The great amount of latent heat necessary to evaporate the water after it has reached the surface is shown by the fact that the evaporation of only one pound of water will extract approximately 66 degrees from 1,000 cubic feet of air, allowing the air to drop in temperature from 154 to 84 degrees Fahrenheit. In addition to this amount of heat, the wood and the water must also be raised to the temperature at which the drying is to be accomplished.
It matters not what type of dry kiln is used, source or application of heating medium, these underlying principles remain the same, and must be the first things considered in the design or selection of the equipment necessary for producing the three essentials of drying: Heat, humidity, and circulation.
Although these principles constitute the basis of all drying problems and must, therefore, be continually carried in mind in the consideration of them, it is equally necessary to have a comprehensive understanding of the characteristics of the materials to be dried, and its action during the drying process. All failures in the past, in the drying of timber products, can be directly attributed to either the kiln designer's neglect of these things, or his failure to carry them fully in mind in the consideration of his problems.

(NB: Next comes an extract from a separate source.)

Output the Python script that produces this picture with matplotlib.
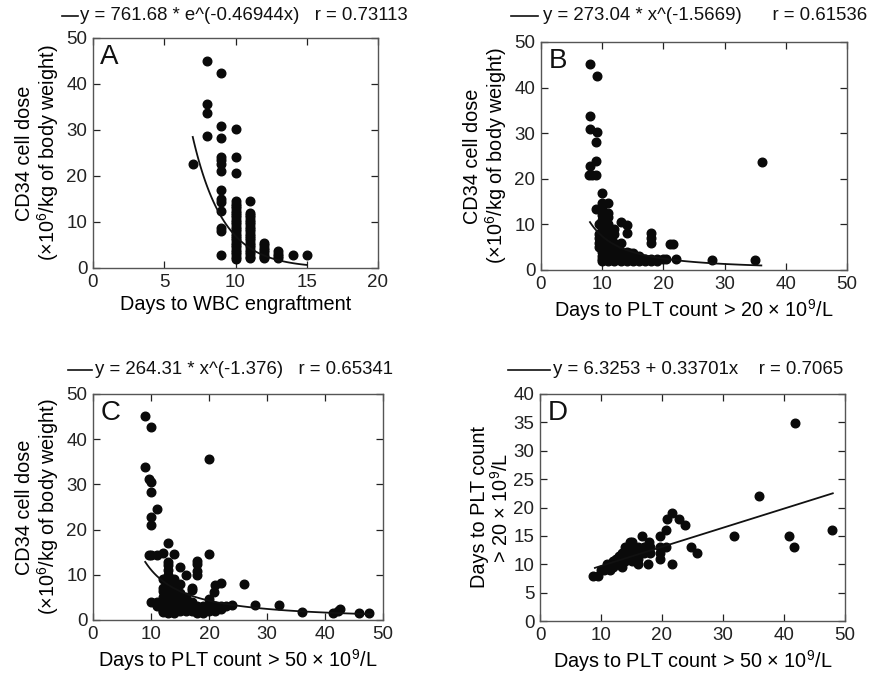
import numpy as np
import matplotlib
matplotlib.use("Agg")
import matplotlib.pyplot as plt
from matplotlib.lines import Line2D

plt.rcParams['font.family'] = ['Liberation Sans', 'DejaVu Sans']
plt.rcParams['mathtext.fontset'] = 'custom'
plt.rcParams['mathtext.rm'] = 'Liberation Sans'
plt.rcParams['mathtext.it'] = 'Liberation Sans'
plt.rcParams['mathtext.default'] = 'regular'

# ---------------- Panel A data: days to WBC engraftment vs CD34 dose
days_wbc_a = ([7] + [8]*4 + [9]*14 + [10]*29 + [11]*22 + [12]*8 + [13]*4 + [14, 15])
cd34_a = [22.7,
          45.1, 35.7, 33.7, 28.8,
          42.4, 30.9, 28.3, 24.1, 23.4, 22.7, 21.0, 16.9, 14.9, 14.3, 12.3, 8.7, 8.0, 2.9,
          30.2, 24.1, 20.7, 14.5, 14.0, 13.5, 13.0, 12.5, 12.0, 11.5, 11.0, 10.5, 10.0, 9.5,
          9.0, 8.5, 8.0, 7.5, 7.0, 6.5, 6.0, 5.5, 5.0, 4.5, 4.0, 3.5, 3.0, 2.5, 2.0,
          14.6, 12.0, 11.5, 11.0, 10.5, 10.0, 9.5, 9.0, 8.5, 8.0, 7.5, 7.0, 6.5, 6.0, 5.5,
          5.0, 4.5, 4.0, 3.5, 3.0, 2.5, 2.1,
          5.4, 4.9, 4.4, 3.9, 3.4, 2.9, 2.4, 2.1,
          3.6, 3.1, 2.6, 2.1,
          2.9, 2.9]
fit_a = (761.68, -0.46944, 7, 15)

# ---------------- Panel B data: days to PLT > 20 vs CD34 dose
days_plt20_b = [8, 9.1, 8, 8, 9.1, 9, 9, 8, 7.8, 8.3, 9, 36.1, 10, 10, 11, 9, 10, 11, 11,
                13, 14, 14, 18, 18, 18, 21, 21.5, 20.5, 22, 28, 35, 14.5, 15,
                9.5, 9.5, 9.5, 9.5, 9.5,
                10, 10, 10, 10, 10, 10, 10, 10, 10, 10, 10, 10,
                10.5, 10.5, 10.5, 10.5, 10.5, 10.5, 10.5, 10.5, 10.5,
                11, 11, 11, 11, 11, 11, 11, 11, 11, 11,
                11.5, 11.5, 11.5, 11.5, 11.5, 11.5,
                12, 12, 12, 12, 12, 12, 12, 12,
                12.5, 12.5, 13, 13, 13, 13, 13, 14, 14, 14, 14, 15, 15, 15,
                16, 16, 16, 17, 17, 18, 18, 19, 19, 20]
cd34_b = [45.2, 42.5, 33.7, 30.9, 30.2, 28.0, 24.0, 22.7, 20.9, 20.9, 20.9, 23.6, 16.8, 14.6, 14.6,
          13.4, 13.4, 12.5, 11.7, 10.5, 9.9, 8.1, 8.1, 7.0, 6.0, 5.7, 5.7, 2.4, 2.4, 2.2, 2.2, 3.7, 3.7,
          10, 8, 7, 6, 5,
          12, 11, 10, 9, 8, 7, 6, 5, 4, 3, 2.5, 2,
          10, 9, 8, 7, 6, 5, 4, 3, 2.5,
          10, 9, 8, 7, 6, 5, 4, 3, 2.5, 2,
          9, 7, 5, 4, 3, 2.5,
          9, 8, 6, 5, 4, 3, 2.5, 2,
          3.5, 2.5, 6, 4, 3, 2.5, 2, 4, 3, 2.5, 2, 3, 2.5, 2,
          3, 2.5, 2, 2.5, 2, 2.5, 2, 2.5, 2, 2.5]
fit_b = (273.04, -1.5669, 8, 36)

# ---------------- Panel C data: days to PLT > 50 vs CD34 dose
days_plt50_c = [9, 10, 9, 9.6, 10, 10, 11, 10, 10, 20, 13, 9.6, 10, 11, 12, 14, 20, 18, 18, 18, 18,
                13, 13, 15, 16, 17, 22, 21, 20.8, 26, 17, 12, 28, 32, 36, 41.4, 42.2, 42.5, 45.8,
                47.5, 12, 20,
                10, 11, 11, 12, 12, 12, 12, 12, 12,
                13, 13, 13, 13, 13, 13, 13, 13, 13, 13, 13,
                13.5, 13.5, 13.5, 13.5, 13.5, 13.5,
                14, 14, 14, 14, 14, 14, 14, 14,
                15, 15, 15, 15, 15, 15, 16, 16, 16, 16, 17, 17, 17,
                18, 18, 18, 19, 19, 19, 20, 20, 21, 21, 22, 22, 23, 24]
cd34_c = [45.2, 42.6, 33.9, 31.3, 30.6, 28.4, 24.5, 22.8, 21.0, 35.7, 17.1, 14.4, 14.4, 14.4, 14.9,
          14.5, 14.5, 13.1, 12.3, 10.9, 10.0, 12.9, 12.2, 11.7, 10.0, 7.1, 8.2, 7.7, 6.2, 8.0, 6.6,
          6.4, 3.3, 3.3, 1.8, 1.6, 2.1, 2.5, 1.6, 1.5, 1.8, 4.6,
          4, 4, 3, 9, 7, 5, 4, 3, 2,
          11, 10, 9, 8, 7, 6, 5, 4, 3, 2, 1.5,
          8, 6, 5, 4, 3, 2,
          9, 7, 6, 5, 4, 3, 2, 1.5,
          8, 6, 5, 4, 3, 2, 5, 4, 3, 2, 4, 3, 2,
          3, 2, 1.5, 3, 2, 1.5, 3, 2, 3, 2, 3, 2.5, 3, 3.3]
fit_c = (264.31, -1.376, 9, 48)

# ---------------- Panel D data: days to PLT > 50 vs days to PLT > 20
days_plt50_d = [41.8, 35.9, 31.8, 40.8, 41.7, 47.8, 21.7, 20.8, 22.8, 23.8, 20.7, 19.7, 16.8, 24.7,
                25.8, 21.7, 17.7, 19.7, 20.7, 19.7, 19.7, 17.8, 14.7,
                8.7, 9.5, 10, 10.5, 11, 11, 12, 12, 12.5, 13, 13, 13, 13.5, 14, 14, 14, 14, 14.5,
                15, 15, 15, 15.5, 16, 16, 16, 13.5, 16.5, 17, 17, 18, 18, 16, 15, 12, 11.5]
days_plt20_d = [34.9, 22, 15, 15, 13, 16, 19, 18, 18, 17, 16, 15, 15, 13,
                12, 10, 10, 13, 13, 12, 11, 14, 14,
                8, 8, 9, 9, 9.5, 10, 10, 10.5, 11, 10, 11, 11.5, 12, 10.5, 11, 12, 13, 11,
                12, 13, 14, 11.5, 12, 13, 11, 9.5, 12, 13, 12, 12, 13, 10, 10.5, 9.5, 9]
fit_d = (6.3253, 0.33701, 9, 48)

W, H = 882, 676
fig = plt.figure(figsize=(W / 100, H / 100), dpi=100)


def px_axes(l, t, r, b):
    return fig.add_axes([l / W, 1 - b / H, (r - l) / W, (b - t) / H])


def style(ax, xlim, xticks, ylim, yticks, letter):
    ax.set_xlim(*xlim)
    ax.set_ylim(*ylim)
    ax.set_xticks(xticks)
    ax.set_yticks(yticks)
    ax.tick_params(direction='in', top=True, right=True, length=5, width=0.9,
                   labelsize=13.5, colors='#222222', pad=4)
    for s in ax.spines.values():
        s.set_linewidth(1.0)
        s.set_color('#555555')
    ax.text(0.025, 0.975, letter, transform=ax.transAxes, ha='left', va='top',
            fontsize=20, color='#111111')


def header(x0, x1, y, xt, txt):
    fig.add_artist(Line2D([x0 / W, x1 / W], [1 - y / H, 1 - y / H],
                          transform=fig.transFigure, color='#111111', lw=1.2))
    fig.text(xt / W, 1 - y / H, txt, ha='left', va='center', fontsize=13.4, color='#111111')


mk = dict(marker='o', ls='none', ms=6.2, color='#0a0a0a')
ylab_cd34 = 'CD34 cell dose\n(×10$^{6}$/kg of body weight)'
LS = 14.3

# Panel A
axA = px_axes(93, 38, 378, 268)
axA.plot(days_wbc_a, cd34_a, **mk)
xa = np.linspace(fit_a[2], fit_a[3], 100)
axA.plot(xa, fit_a[0] * np.exp(fit_a[1] * xa), color='#111111', lw=1.3)
style(axA, (0, 20), [0, 5, 10, 15, 20], (0, 50), [0, 10, 20, 30, 40, 50], 'A')
axA.set_xlabel('Days to WBC engraftment', fontsize=LS, labelpad=3)
axA.set_ylabel(ylab_cd34, fontsize=LS, labelpad=4, linespacing=1.05)
header(62, 78, 16, 80, 'y = 761.68 * e^(-0.46944x)   r = 0.73113')

# Panel B
axB = px_axes(541, 42, 847, 270)
axB.plot(days_plt20_b, cd34_b, **mk)
xb = np.linspace(fit_b[2], fit_b[3], 100)
axB.plot(xb, fit_b[0] * xb ** fit_b[1], color='#111111', lw=1.3)
style(axB, (0, 50), [0, 10, 20, 30, 40, 50], (0, 50), [0, 10, 20, 30, 40, 50], 'B')
axB.set_xlabel('Days to PLT count > 20 × 10$^{9}$/L', fontsize=LS, labelpad=3)
axB.set_ylabel(ylab_cd34, fontsize=LS, labelpad=4, linespacing=1.05)
header(511, 538, 16, 543, 'y = 273.04 * x^(-1.5669)      r = 0.61536')

# Panel C
axC = px_axes(93, 394, 383, 620)
axC.plot(days_plt50_c, cd34_c, **mk)
xc = np.linspace(fit_c[2], fit_c[3], 100)
axC.plot(xc, fit_c[0] * xc ** fit_c[1], color='#111111', lw=1.3)
style(axC, (0, 50), [0, 10, 20, 30, 40, 50], (0, 50), [0, 10, 20, 30, 40, 50], 'C')
axC.set_xlabel('Days to PLT count > 50 × 10$^{9}$/L', fontsize=LS, labelpad=3)
axC.set_ylabel(ylab_cd34, fontsize=LS, labelpad=4, linespacing=1.05)
header(68, 92, 370, 95, 'y = 264.31 * x^(-1.376)   r = 0.65341')

# Panel D
axD = px_axes(540, 394, 845, 621)
axD.plot(days_plt50_d, days_plt20_d, **mk)
xd = np.linspace(fit_d[2], fit_d[3], 100)
axD.plot(xd, fit_d[0] + fit_d[1] * xd, color='#111111', lw=1.3)
style(axD, (0, 50), [0, 10, 20, 30, 40, 50], (0, 40), [0, 5, 10, 15, 20, 25, 30, 35, 40], 'D')
axD.set_xlabel('Days to PLT count > 50 × 10$^{9}$/L', fontsize=LS, labelpad=3)
axD.set_ylabel('Days to PLT count\n> 20 × 10$^{9}$/L', fontsize=LS, labelpad=1, linespacing=1.05)
header(508, 550, 370, 553, 'y = 6.3253 + 0.33701x    r = 0.7065')

fig.savefig('out.png', dpi=100)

Wood has characteristics very much different from those of other materials, and what little knowledge we have of it and its properties has been taken from the accumulated records of experience. The reason for this imperfect knowledge lies in the fact that wood is not a homogeneous material like the metals, but a complicated structure, and so variable that one stick will behave in a manner widely different from that of another, although it may have been cut from the same tree.
The great variety of woods often makes the mere distinction of the kind or species of the tree most difficult. It is not uncommon to find men of long experience disagree as to the kind of tree a certain piece of lumber was cut from, and, in some cases, there is even a wide difference in the appearance and evidently the structure of timber cut from the same tree.